[Dataset items]

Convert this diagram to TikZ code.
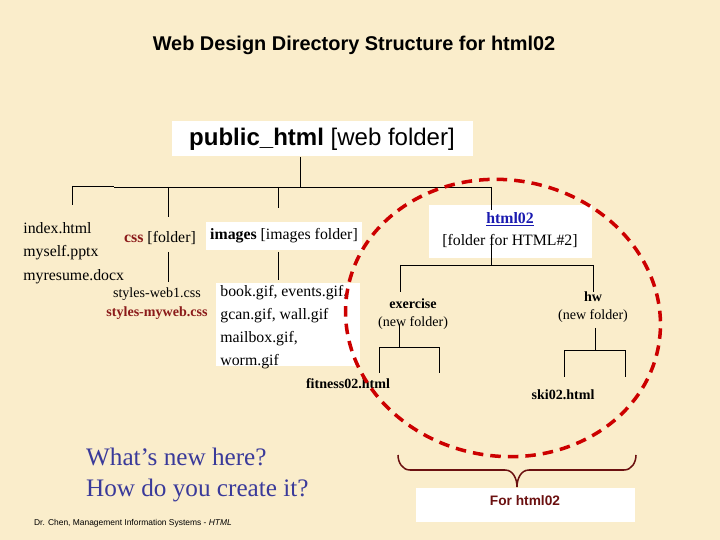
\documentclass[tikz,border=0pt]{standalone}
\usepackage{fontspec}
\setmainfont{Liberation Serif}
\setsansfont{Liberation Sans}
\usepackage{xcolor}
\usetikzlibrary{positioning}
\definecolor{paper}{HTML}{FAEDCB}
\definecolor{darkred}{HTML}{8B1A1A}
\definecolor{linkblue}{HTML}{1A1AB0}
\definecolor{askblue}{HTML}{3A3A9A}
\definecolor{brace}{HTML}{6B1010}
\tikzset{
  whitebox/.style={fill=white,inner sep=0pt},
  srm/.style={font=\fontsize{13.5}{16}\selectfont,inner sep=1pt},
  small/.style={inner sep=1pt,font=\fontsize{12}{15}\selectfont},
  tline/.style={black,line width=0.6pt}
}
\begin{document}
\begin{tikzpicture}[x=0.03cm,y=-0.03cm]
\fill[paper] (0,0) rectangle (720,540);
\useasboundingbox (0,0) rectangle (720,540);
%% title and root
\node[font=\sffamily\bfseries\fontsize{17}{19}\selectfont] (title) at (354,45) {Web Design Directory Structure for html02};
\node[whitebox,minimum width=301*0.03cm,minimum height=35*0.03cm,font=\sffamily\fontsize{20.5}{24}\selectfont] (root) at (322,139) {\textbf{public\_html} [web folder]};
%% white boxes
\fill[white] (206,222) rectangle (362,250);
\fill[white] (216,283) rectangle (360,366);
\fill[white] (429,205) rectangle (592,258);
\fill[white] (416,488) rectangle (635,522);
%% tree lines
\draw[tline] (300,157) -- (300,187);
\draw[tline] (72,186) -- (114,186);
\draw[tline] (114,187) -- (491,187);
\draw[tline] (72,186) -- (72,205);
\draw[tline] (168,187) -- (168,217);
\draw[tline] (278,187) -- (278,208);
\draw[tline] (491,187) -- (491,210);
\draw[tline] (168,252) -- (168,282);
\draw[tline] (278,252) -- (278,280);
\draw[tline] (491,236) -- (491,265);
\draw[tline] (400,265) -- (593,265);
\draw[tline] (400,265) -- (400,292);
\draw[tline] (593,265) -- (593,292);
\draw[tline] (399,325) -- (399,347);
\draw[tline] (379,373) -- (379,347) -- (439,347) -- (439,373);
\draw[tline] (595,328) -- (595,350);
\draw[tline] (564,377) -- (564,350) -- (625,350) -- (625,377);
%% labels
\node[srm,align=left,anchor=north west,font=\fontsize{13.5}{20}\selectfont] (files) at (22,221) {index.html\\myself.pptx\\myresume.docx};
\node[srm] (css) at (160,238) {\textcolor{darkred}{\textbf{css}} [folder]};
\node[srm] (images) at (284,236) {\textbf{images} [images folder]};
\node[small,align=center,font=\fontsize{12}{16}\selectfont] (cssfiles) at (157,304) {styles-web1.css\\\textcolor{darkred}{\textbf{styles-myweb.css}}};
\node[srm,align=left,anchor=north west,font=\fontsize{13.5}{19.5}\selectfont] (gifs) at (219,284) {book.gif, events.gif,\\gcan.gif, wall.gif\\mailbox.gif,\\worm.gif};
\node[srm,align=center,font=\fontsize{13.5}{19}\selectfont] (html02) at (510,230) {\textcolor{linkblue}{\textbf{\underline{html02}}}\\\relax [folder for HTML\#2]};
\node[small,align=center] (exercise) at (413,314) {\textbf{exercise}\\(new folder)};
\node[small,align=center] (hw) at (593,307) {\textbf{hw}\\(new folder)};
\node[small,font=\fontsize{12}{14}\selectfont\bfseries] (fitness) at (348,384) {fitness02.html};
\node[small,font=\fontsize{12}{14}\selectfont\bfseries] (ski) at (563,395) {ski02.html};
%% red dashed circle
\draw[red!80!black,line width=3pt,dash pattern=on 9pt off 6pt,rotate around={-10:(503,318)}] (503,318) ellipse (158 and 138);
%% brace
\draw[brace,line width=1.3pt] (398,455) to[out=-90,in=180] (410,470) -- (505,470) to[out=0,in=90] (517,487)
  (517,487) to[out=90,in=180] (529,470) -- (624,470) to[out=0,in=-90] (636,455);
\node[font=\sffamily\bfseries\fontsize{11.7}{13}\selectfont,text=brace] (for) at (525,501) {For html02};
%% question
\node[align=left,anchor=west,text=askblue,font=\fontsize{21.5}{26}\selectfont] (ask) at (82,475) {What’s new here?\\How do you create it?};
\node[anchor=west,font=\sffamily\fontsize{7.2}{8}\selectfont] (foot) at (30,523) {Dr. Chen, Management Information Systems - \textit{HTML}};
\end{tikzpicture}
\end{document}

* * *

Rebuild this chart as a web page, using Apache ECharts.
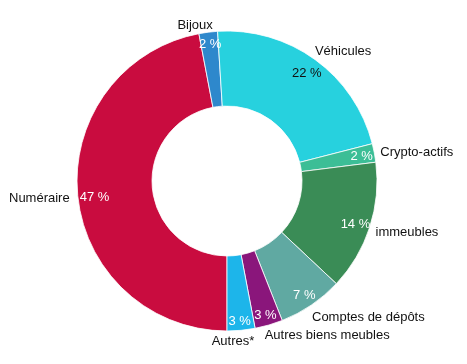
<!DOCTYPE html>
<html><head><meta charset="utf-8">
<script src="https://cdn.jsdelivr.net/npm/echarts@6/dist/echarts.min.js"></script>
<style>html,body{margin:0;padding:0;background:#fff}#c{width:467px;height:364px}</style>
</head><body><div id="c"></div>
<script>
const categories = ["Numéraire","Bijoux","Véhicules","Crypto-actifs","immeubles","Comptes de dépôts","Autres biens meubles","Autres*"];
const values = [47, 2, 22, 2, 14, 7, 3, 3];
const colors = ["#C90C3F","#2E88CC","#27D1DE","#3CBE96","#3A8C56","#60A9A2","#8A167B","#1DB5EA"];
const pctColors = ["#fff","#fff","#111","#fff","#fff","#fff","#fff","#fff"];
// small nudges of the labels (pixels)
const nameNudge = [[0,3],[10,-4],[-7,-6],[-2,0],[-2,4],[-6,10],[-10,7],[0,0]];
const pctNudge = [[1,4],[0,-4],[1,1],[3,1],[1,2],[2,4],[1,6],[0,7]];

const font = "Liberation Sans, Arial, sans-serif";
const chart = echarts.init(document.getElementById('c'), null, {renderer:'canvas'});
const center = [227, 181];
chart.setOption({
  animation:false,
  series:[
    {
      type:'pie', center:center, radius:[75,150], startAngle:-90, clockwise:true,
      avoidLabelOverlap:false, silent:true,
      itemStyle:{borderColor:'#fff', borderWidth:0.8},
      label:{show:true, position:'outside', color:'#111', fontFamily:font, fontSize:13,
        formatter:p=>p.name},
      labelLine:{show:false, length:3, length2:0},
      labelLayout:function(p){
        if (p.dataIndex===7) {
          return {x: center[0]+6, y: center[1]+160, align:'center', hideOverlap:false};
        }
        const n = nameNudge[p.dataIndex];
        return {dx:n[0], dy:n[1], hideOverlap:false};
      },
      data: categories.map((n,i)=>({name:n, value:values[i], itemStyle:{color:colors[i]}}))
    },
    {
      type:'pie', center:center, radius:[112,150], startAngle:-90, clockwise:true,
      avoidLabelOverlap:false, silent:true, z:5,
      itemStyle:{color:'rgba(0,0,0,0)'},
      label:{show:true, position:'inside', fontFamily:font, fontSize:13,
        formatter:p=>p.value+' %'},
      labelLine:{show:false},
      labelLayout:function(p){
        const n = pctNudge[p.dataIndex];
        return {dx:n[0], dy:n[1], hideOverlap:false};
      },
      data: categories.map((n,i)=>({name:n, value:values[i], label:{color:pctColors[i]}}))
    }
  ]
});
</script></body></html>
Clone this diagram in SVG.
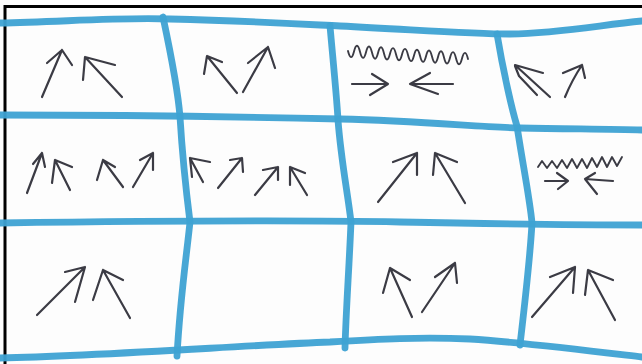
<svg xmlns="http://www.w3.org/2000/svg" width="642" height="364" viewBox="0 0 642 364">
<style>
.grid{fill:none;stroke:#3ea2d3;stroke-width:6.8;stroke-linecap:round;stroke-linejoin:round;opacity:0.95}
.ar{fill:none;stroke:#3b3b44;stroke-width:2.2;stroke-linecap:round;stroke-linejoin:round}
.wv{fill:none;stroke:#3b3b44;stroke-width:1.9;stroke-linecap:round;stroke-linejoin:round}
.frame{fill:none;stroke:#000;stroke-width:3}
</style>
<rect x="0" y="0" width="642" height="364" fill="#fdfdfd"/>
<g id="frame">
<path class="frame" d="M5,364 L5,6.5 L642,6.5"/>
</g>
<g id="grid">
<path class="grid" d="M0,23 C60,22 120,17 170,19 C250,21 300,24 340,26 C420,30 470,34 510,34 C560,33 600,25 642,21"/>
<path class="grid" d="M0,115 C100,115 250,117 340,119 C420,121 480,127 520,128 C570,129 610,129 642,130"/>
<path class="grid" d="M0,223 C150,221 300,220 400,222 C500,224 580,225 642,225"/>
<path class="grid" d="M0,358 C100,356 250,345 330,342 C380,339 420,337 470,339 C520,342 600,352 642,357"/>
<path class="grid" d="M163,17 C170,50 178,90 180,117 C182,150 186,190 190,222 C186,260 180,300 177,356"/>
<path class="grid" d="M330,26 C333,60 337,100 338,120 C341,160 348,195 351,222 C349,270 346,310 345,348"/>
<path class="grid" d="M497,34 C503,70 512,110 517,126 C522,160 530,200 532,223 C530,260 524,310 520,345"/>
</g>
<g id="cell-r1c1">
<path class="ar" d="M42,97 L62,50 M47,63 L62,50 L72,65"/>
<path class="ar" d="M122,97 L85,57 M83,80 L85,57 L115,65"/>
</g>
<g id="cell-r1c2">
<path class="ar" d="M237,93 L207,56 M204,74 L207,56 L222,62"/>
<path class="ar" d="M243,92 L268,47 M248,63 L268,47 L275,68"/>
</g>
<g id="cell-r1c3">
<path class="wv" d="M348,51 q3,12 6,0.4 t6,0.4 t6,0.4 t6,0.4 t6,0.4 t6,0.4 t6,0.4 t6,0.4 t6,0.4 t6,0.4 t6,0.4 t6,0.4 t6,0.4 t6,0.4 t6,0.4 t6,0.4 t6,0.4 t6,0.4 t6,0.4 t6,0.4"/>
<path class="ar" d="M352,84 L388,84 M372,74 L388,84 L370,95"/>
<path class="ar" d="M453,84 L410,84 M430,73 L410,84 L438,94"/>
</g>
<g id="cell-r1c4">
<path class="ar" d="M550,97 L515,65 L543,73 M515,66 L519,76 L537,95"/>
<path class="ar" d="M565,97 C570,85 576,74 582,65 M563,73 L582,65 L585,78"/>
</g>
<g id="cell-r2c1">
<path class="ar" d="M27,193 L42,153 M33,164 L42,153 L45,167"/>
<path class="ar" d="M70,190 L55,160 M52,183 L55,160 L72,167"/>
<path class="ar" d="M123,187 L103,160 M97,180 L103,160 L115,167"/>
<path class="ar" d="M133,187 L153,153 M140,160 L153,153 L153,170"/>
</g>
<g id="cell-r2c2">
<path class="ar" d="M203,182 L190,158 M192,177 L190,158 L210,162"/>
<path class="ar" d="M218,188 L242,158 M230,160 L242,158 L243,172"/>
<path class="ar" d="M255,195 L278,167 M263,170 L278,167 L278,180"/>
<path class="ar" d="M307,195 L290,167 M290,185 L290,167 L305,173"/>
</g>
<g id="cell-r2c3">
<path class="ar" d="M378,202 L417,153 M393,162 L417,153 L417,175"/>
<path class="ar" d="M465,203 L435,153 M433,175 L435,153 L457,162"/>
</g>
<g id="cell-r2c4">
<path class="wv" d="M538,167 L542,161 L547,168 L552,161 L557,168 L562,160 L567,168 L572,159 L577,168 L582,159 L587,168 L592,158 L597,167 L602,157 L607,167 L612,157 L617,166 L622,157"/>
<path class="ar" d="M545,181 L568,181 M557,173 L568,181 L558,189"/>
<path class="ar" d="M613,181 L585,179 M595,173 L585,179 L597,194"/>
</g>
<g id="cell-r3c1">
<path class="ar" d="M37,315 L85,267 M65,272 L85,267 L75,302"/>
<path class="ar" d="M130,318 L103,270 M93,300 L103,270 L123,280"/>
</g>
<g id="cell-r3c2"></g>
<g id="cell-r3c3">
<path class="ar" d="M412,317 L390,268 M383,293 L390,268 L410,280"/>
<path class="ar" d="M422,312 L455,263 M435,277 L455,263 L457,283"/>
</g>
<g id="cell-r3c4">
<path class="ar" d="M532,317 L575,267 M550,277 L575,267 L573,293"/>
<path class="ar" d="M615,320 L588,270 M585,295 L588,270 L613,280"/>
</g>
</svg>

▶ **Exercise requirements**:
Nothing but the lines from the one containing "Rebuild this chart" through the one containing "pctNudge = [[1,4],[0,-4],[1,1],[3,1],[1,2],[2,4],[1,6],[0,7]];" should be written out, exactly and with both ends. Pictures are left out.

▶ **Response below**:
Rebuild this chart as a web page, using Apache ECharts.
<!DOCTYPE html>
<html><head><meta charset="utf-8">
<script src="https://cdn.jsdelivr.net/npm/echarts@6/dist/echarts.min.js"></script>
<style>html,body{margin:0;padding:0;background:#fff}#c{width:467px;height:364px}</style>
</head><body><div id="c"></div>
<script>
const categories = ["Numéraire","Bijoux","Véhicules","Crypto-actifs","immeubles","Comptes de dépôts","Autres biens meubles","Autres*"];
const values = [47, 2, 22, 2, 14, 7, 3, 3];
const colors = ["#C90C3F","#2E88CC","#27D1DE","#3CBE96","#3A8C56","#60A9A2","#8A167B","#1DB5EA"];
const pctColors = ["#fff","#fff","#111","#fff","#fff","#fff","#fff","#fff"];
// small nudges of the labels (pixels)
const nameNudge = [[0,3],[10,-4],[-7,-6],[-2,0],[-2,4],[-6,10],[-10,7],[0,0]];
const pctNudge = [[1,4],[0,-4],[1,1],[3,1],[1,2],[2,4],[1,6],[0,7]];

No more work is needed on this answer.